I've been so busy this summer that my involvement in the Big Brothers/Big Sisters program started to become an afterthought. As horrible as it sounds, instead of actually looking forward to spending time with Stella Mae, she'd become just one more obligation to fit into my hectic schedule.
Although I love her dearly, Stella Mae can sometimes flat wear me out. She has more energy than I ever thought possible and likes to ask questions over and over and over--especially when it comes to buying her things. In the past few months, I'd begun feeling more like a glorified babysitter than a mentor actually making a difference in a child's life...
And then everything changed in an instant.
I promised Stella Mae a week ago that we'd hang out last night. Every single day leading up was met with calls and garbled text messages from her guardian's phone making sure we were still on for our "play date". (Needless to say, it became annoying.)
I picked her up promptly at 5:30 as promised (but not before she sent me three texts), and thought to myself that I'd have her home in a couple of hours and be off the hook for another few weeks (terrible, I know).
Because I didn't feel like doing much, we just headed to my house where we cooked dinner together and played with my dog in the backyard. Later that evening, while watching marathon episodes of
Hannah Montana, Stella Mae asked if she could see my cell phone. I handed it to her and she promptly started snapping pictures of everything in the room.

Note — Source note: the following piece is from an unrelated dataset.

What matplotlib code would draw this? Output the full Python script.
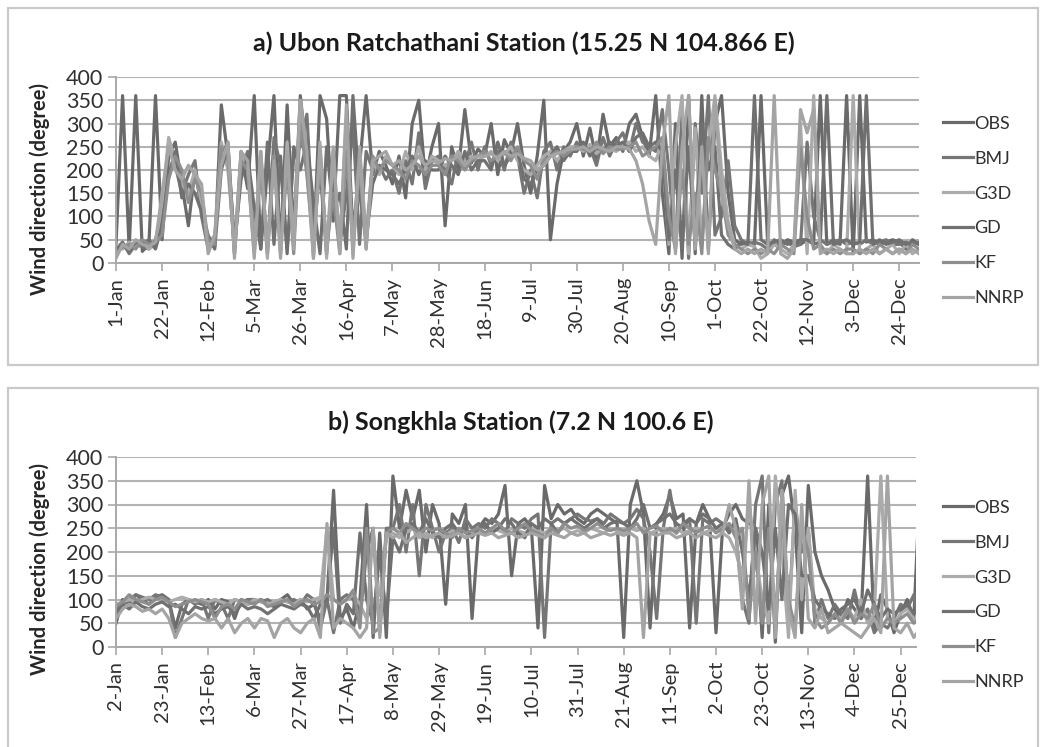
import numpy as np
import matplotlib
matplotlib.use("Agg")
import matplotlib.pyplot as plt
from matplotlib.patches import Rectangle

plt.rcParams["font.family"] = ["Lato", "DejaVu Sans"]

W, H = 1053, 747

# Wind direction (degrees), one value every 3 days
series_names = ["OBS", "BMJ", "G3D", "GD", "KF", "NNRP"]
series_colors = ["#6a6a6a", "#767676", "#ababab", "#707070", "#8e8e8e", "#a4a4a4"]

# ---- a) Ubon Ratchathani (starts 1-Jan) ----
obs_a = [40, 360, 30, 360, 25, 40, 360,
         50, 230, 260, 170, 80, 200, 120,
         40, 35, 340, 230, 20, 240, 160,
         360, 30, 200, 360, 25, 340, 60,
         360, 230, 20, 360, 310, 90, 360,
         360, 60, 210, 360, 190, 240, 210,
         170, 230, 140, 300, 350, 180, 250,
         300, 80, 250, 200, 330, 215, 245,
         230, 300, 190, 265, 235, 300, 210,
         150, 230, 350, 50, 170, 240, 260,
         300, 230, 290, 220, 320, 250, 270,
         240, 300, 320, 270, 230, 360, 150,
         20, 300, 10, 360, 20, 360, 30,
         300, 360, 150, 50, 40, 45, 40,
         360, 45, 40, 35, 50, 45, 40,
         50, 45, 360, 40, 50, 40, 360,
         20, 360, 45, 50, 40, 45, 50,
         45, 30, 50, 40]
bmj_a = [30, 45, 20, 40, 35, 30, 50,
         110, 260, 210, 150, 190, 220, 100,
         30, 50, 230, 260, 30, 200, 240,
         40, 230, 20, 270, 210, 30, 230,
         250, 320, 60, 200, 20, 200, 40,
         150, 300, 40, 240, 200, 210, 180,
         200, 150, 220, 170, 280, 160, 220,
         230, 200, 170, 240, 210, 260, 200,
         250, 210, 240, 200, 260, 230, 150,
         200, 140, 240, 260, 200, 250, 230,
         260, 240, 250, 210, 270, 230, 260,
         280, 240, 300, 260, 250, 240, 330,
         200, 30, 330, 10, 300, 150, 360,
         60, 100, 220, 80, 50, 40, 45,
         40, 30, 50, 40, 45, 35, 40,
         260, 100, 50, 40, 45, 50, 40,
         45, 40, 50, 40, 45, 50, 40,
         40, 45, 40, 45]
g3d_a = [40, 30, 45, 35, 45, 30, 40,
         130, 270, 220, 170, 150, 200, 130,
         40, 60, 260, 200, 40, 230, 200,
         40, 240, 10, 230, 20, 260, 40,
         350, 200, 10, 260, 10, 240, 40,
         310, 20, 250, 60, 220, 190, 230,
         210, 190, 240, 200, 250, 200, 230,
         220, 210, 220, 240, 220, 230, 220,
         230, 240, 220, 235, 250, 220, 200,
         190, 210, 230, 240, 220, 240, 250,
         250, 240, 255, 235, 250, 245, 240,
         250, 260, 240, 250, 230, 220, 260,
         40, 250, 360, 20, 290, 40, 250,
         360, 200, 90, 40, 30, 40, 35,
         10, 20, 40, 30, 20, 40, 300,
         20, 360, 30, 20, 40, 30, 20,
         360, 20, 30, 40, 20, 30, 40,
         20, 40, 20, 30]
gd_a = [30, 40, 25, 45, 40, 50, 30,
        80, 190, 240, 140, 170, 150, 110,
        60, 30, 200, 250, 40, 180, 230,
        120, 30, 260, 40, 230, 20, 250,
        200, 260, 130, 20, 250, 110, 150,
        30, 360, 150, 50, 170, 210, 200,
        190, 170, 200, 230, 190, 220, 200,
        200, 230, 210, 190, 240, 200, 220,
        220, 200, 260, 210, 230, 240, 180,
        170, 200, 210, 230, 250, 220, 240,
        240, 260, 230, 250, 240, 260, 250,
        260, 240, 270, 280, 250, 260, 240,
        50, 200, 30, 250, 40, 300, 200,
        250, 60, 40, 30, 45, 40, 360,
        50, 40, 45, 50, 40, 45, 50,
        50, 40, 45, 360, 40, 45, 50,
        40, 45, 360, 40, 50, 40, 45,
        50, 40, 45, 40]
kf_a = [20, 35, 40, 30, 50, 40, 45,
        60, 180, 230, 200, 130, 180, 150,
        50, 40, 250, 230, 20, 220, 200,
        20, 200, 30, 230, 40, 200, 20,
        300, 190, 40, 240, 30, 150, 20,
        240, 40, 210, 30, 230, 200, 220,
        210, 200, 180, 220, 210, 190, 210,
        210, 190, 230, 220, 200, 220, 230,
        240, 220, 230, 240, 220, 250, 220,
        210, 180, 220, 230, 240, 230, 240,
        250, 245, 240, 260, 235, 250, 245,
        245, 250, 260, 230, 240, 250, 270,
        100, 30, 200, 40, 150, 20, 270,
        200, 150, 60, 40, 30, 20, 30,
        20, 30, 20, 40, 30, 20, 250,
        100, 30, 40, 20, 30, 20, 30,
        30, 20, 30, 20, 40, 30, 20,
        30, 20, 40, 30]
nnrp_a = [10, 40, 30, 50, 40, 35, 45,
          150, 250, 200, 180, 210, 190, 170,
          20, 60, 210, 260, 10, 240, 220,
          10, 240, 20, 220, 10, 240, 30,
          350, 240, 10, 250, 20, 250, 20,
          340, 10, 240, 30, 220, 230, 240,
          210, 220, 200, 210, 230, 210, 220,
          215, 225, 220, 230, 210, 225, 230,
          230, 235, 225, 240, 230, 235, 225,
          220, 200, 210, 230, 235, 240, 245,
          245, 250, 240, 250, 245, 240, 250,
          250, 245, 220, 170, 90, 40, 250,
          360, 20, 250, 360, 30, 250, 20,
          350, 150, 80, 30, 20, 30, 20,
          30, 20, 360, 20, 10, 30, 330,
          280, 330, 20, 30, 20, 30, 20,
          20, 30, 20, 30, 20, 30, 20,
          30, 20, 30, 20]

# ---- b) Songkhla (starts 2-Jan) ----
obs_b = [50, 100, 90, 110, 100, 90, 105,
         110, 100, 40, 90, 100, 95, 90,
         100, 80, 100, 95, 60, 100, 90,
         95, 100, 90, 85, 100, 110, 90,
         100, 80, 90, 60, 100, 330, 60,
         80, 40, 100, 300, 20, 240, 20,
         360, 250, 330, 270, 330, 200, 300,
         260, 90, 280, 260, 300, 60, 250,
         270, 260, 280, 340, 150, 260, 270,
         250, 40, 340, 270, 300, 280, 290,
         270, 260, 280, 290, 280, 270, 260,
         20, 300, 350, 280, 40, 260, 280,
         320, 270, 280, 40, 260, 300, 270,
         30, 250, 280, 300, 270, 260, 250,
         20, 300, 10, 320, 360, 250, 30,
         340, 200, 150, 120, 80, 60, 100,
         80, 60, 360, 40, 110, 80, 30,
         70, 100, 60, 360]
bmj_b = [80, 90, 100, 110, 105, 100, 110,
         105, 100, 20, 60, 100, 90, 100,
         60, 100, 90, 60, 100, 95, 100,
         100, 95, 100, 90, 100, 95, 100,
         90, 110, 100, 40, 100, 30, 100,
         110, 100, 60, 200, 250, 30, 250,
         250, 300, 200, 300, 150, 300, 250,
         200, 240, 250, 220, 270, 250, 260,
         250, 270, 260, 240, 270, 260, 250,
         270, 280, 20, 260, 270, 260, 270,
         280, 270, 265, 270, 260, 280, 270,
         260, 270, 290, 270, 200, 60, 250,
         330, 240, 260, 270, 50, 270, 260,
         270, 260, 250, 240, 100, 50, 300,
         360, 30, 300, 350, 60, 300, 200,
         250, 50, 100, 60, 90, 70, 60,
         120, 60, 80, 30, 50, 40, 60,
         90, 80, 110, 40]
g3d_b = [90, 95, 100, 95, 100, 105, 100,
         100, 95, 100, 105, 100, 95, 100,
         95, 100, 95, 90, 100, 95, 90,
         100, 95, 90, 95, 100, 95, 90,
         100, 95, 100, 105, 250, 100, 90,
         100, 110, 90, 60, 100, 110, 230,
         240, 230, 240, 250, 230, 240, 230,
         240, 235, 245, 240, 230, 240, 245,
         240, 250, 245, 240, 250, 245, 240,
         250, 245, 240, 250, 245, 250, 240,
         245, 240, 250, 245, 240, 250, 245,
         240, 250, 245, 250, 240, 245, 250,
         245, 250, 240, 245, 250, 240, 245,
         250, 240, 230, 200, 150, 300, 200,
         100, 50, 360, 200, 20, 330, 100,
         250, 80, 60, 50, 70, 60, 80,
         60, 100, 50, 70, 360, 60, 50,
         70, 80, 60, 50]
gd_b = [70, 90, 80, 95, 85, 80, 90,
        95, 85, 90, 80, 70, 85, 80,
        85, 70, 80, 85, 70, 90, 80,
        85, 80, 70, 80, 90, 85, 80,
        90, 85, 60, 90, 100, 250, 50,
        90, 70, 240, 100, 50, 200, 60,
        230, 200, 250, 260, 240, 270, 240,
        230, 250, 260, 240, 250, 230, 250,
        260, 240, 250, 270, 260, 240, 230,
        260, 250, 270, 260, 240, 260, 270,
        260, 250, 260, 270, 250, 260, 265,
        260, 250, 270, 300, 250, 260, 270,
        280, 260, 250, 270, 260, 280, 270,
        250, 260, 240, 270, 200, 100, 250,
        200, 80, 250, 100, 300, 280, 150,
        150, 100, 80, 70, 60, 80, 90,
        100, 70, 120, 90, 60, 80, 70,
        80, 90, 70, 80]
kf_b = [85, 95, 110, 100, 95, 90, 100,
        105, 95, 85, 90, 95, 100, 95,
        90, 60, 85, 90, 80, 100, 95,
        90, 100, 85, 90, 95, 100, 85,
        95, 100, 90, 95, 110, 100, 90,
        100, 120, 40, 250, 30, 40, 240,
        250, 240, 260, 250, 240, 250, 245,
        250, 240, 230, 250, 240, 245, 250,
        240, 250, 260, 245, 240, 250, 260,
        245, 240, 230, 250, 240, 260, 250,
        255, 245, 250, 260, 250, 245, 250,
        245, 250, 260, 240, 250, 255, 240,
        250, 240, 260, 250, 240, 250, 255,
        240, 250, 260, 230, 250, 60, 200,
        50, 250, 60, 280, 100, 40, 250,
        200, 60, 40, 50, 70, 50, 80,
        50, 70, 60, 90, 40, 60, 50,
        60, 70, 50, 60]
nnrp_b = [60, 80, 90, 85, 75, 80, 70,
          80, 60, 20, 50, 60, 70, 60,
          55, 60, 40, 60, 30, 50, 60,
          40, 60, 55, 20, 50, 60, 40,
          30, 50, 60, 20, 260, 40, 60,
          50, 40, 20, 40, 250, 20, 240,
          230, 240, 220, 230, 240, 230, 235,
          240, 230, 235, 240, 230, 235, 240,
          235, 240, 230, 235, 240, 230, 235,
          240, 235, 230, 240, 235, 230, 240,
          235, 240, 230, 235, 240, 235, 240,
          235, 240, 230, 20, 240, 235, 240,
          240, 230, 235, 240, 230, 240, 235,
          230, 240, 300, 250, 80, 350, 50,
          300, 360, 20, 330, 80, 20, 300,
          60, 40, 80, 30, 40, 50, 40,
          30, 20, 40, 60, 30, 360, 40,
          30, 50, 20, 40]

ticks_a = ["1-Jan", "22-Jan", "12-Feb", "5-Mar", "26-Mar", "16-Apr", "7-May",
           "28-May", "18-Jun", "9-Jul", "30-Jul", "20-Aug", "10-Sep", "1-Oct",
           "22-Oct", "12-Nov", "3-Dec", "24-Dec"]
ticks_b = ["2-Jan", "23-Jan", "13-Feb", "6-Mar", "27-Mar", "17-Apr", "8-May",
           "29-May", "19-Jun", "10-Jul", "31-Jul", "21-Aug", "11-Sep", "2-Oct",
           "23-Oct", "13-Nov", "4-Dec", "25-Dec"]

title_a = "a) Ubon Ratchathani Station (15.25 N 104.866 E)"
title_b = "b) Songkhla Station (7.2 N 100.6 E)"

STEP = 3  # days between samples


def px_axes(fig, left, top, right, bottom):
    return fig.add_axes([left / W, 1 - bottom / H, (right - left) / W, (bottom - top) / H])


def draw_panel(fig, box, ax_px, data, ticklabels, title, title_xy, xmax, leg_cy, ylab_y):
    # outer chart frame
    fig.patches.append(Rectangle((box[0] / W, 1 - box[3] / H), (box[2] - box[0]) / W,
                                 (box[3] - box[1]) / H, transform=fig.transFigure,
                                 fill=False, edgecolor="#c9c9c9", lw=1.6, zorder=0))
    ax = px_axes(fig, *ax_px)
    days = np.arange(len(data[0])) * STEP
    for vals, name, col in zip(data, series_names, series_colors):
        ax.plot(days, vals, color=col, lw=2.3, label=name, solid_joinstyle="round")
    ax.set_xlim(0, xmax)
    ax.set_ylim(0, 400)
    ax.set_yticks(np.arange(0, 401, 50))
    ax.set_xticks(np.arange(len(ticklabels)) * 21)
    ax.set_xticklabels(ticklabels, rotation=90, fontsize=14.5, color="#303030")
    ax.tick_params(axis="y", labelsize=15.5, colors="#303030", length=6, width=1.2,
                   color="#a8a8a8", pad=3)
    ax.tick_params(axis="x", length=6, width=1.2, color="#a8a8a8", pad=4)
    ax.grid(axis="y", color="#b3b3b3", lw=1.5)
    ax.set_axisbelow(True)
    for s in ("top", "right"):
        ax.spines[s].set_visible(False)
    for s in ("left", "bottom"):
        ax.spines[s].set_color("#a8a8a8")
        ax.spines[s].set_linewidth(1.4)
    ax.set_ylabel("Wind direction (degree)", fontsize=14.5, fontweight="bold", color="#262626")
    ax.yaxis.set_label_coords(-0.082, ylab_y)
    fig.text(title_xy[0] / W, 1 - title_xy[1] / H, title, ha="center", va="center",
             fontsize=18, fontweight="bold", color="#1a1a1a")
    ax.legend(loc="center left", bbox_to_anchor=(943 / W, 1 - leg_cy / H),
              bbox_transform=fig.transFigure, frameon=False, fontsize=13,
              handlelength=1.65, handletextpad=0.1, labelspacing=1.05, borderpad=0,
              borderaxespad=0, labelcolor="#303030")
    return ax


fig = plt.figure(figsize=(W / 100, H / 100), dpi=100)
fig.patch.set_facecolor("white")

draw_panel(fig, (8, 8, 1038, 365), (116, 77, 919, 263),
           [obs_a, bmj_a, g3d_a, gd_a, kf_a, nnrp_a], ticks_a, title_a,
           (524, 43), 366, 211, 0.40)
draw_panel(fig, (8, 388, 1038, 752), (116, 457, 916, 647),
           [obs_b, bmj_b, g3d_b, gd_b, kf_b, nnrp_b], ticks_b, title_b,
           (521, 422), 364, 595, 0.41)

fig.savefig("out.png", dpi=100, facecolor="white")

After taking a picture of herself, she looked at it and proclaimed, "Dang! I look drunk!"
I sat stunned for a second and then asked her how she (at 9-years-old) even knew what "drunk" meant. She replied in the quietest voice possible, "My daddy gets that way a lot."
In that instant, my heart completely broke for her. I had no words to make things better so I simply scooped her into my arms. She nestled against me and we sat like that for awhile, as I mentally railed against the world's unfairness.
That night when I dropped her off, instead of bounding out of my car like she normally does, she sat quietly for a few moments before saying, "Rachel...you make my life seem good. You know?"
I cried the entire way home.
Those childlike words from a hardened 9-year-old made everything worth it. I know I'll never be able to replace an absent drunk father, but damnit if I'm not going to do my best to try.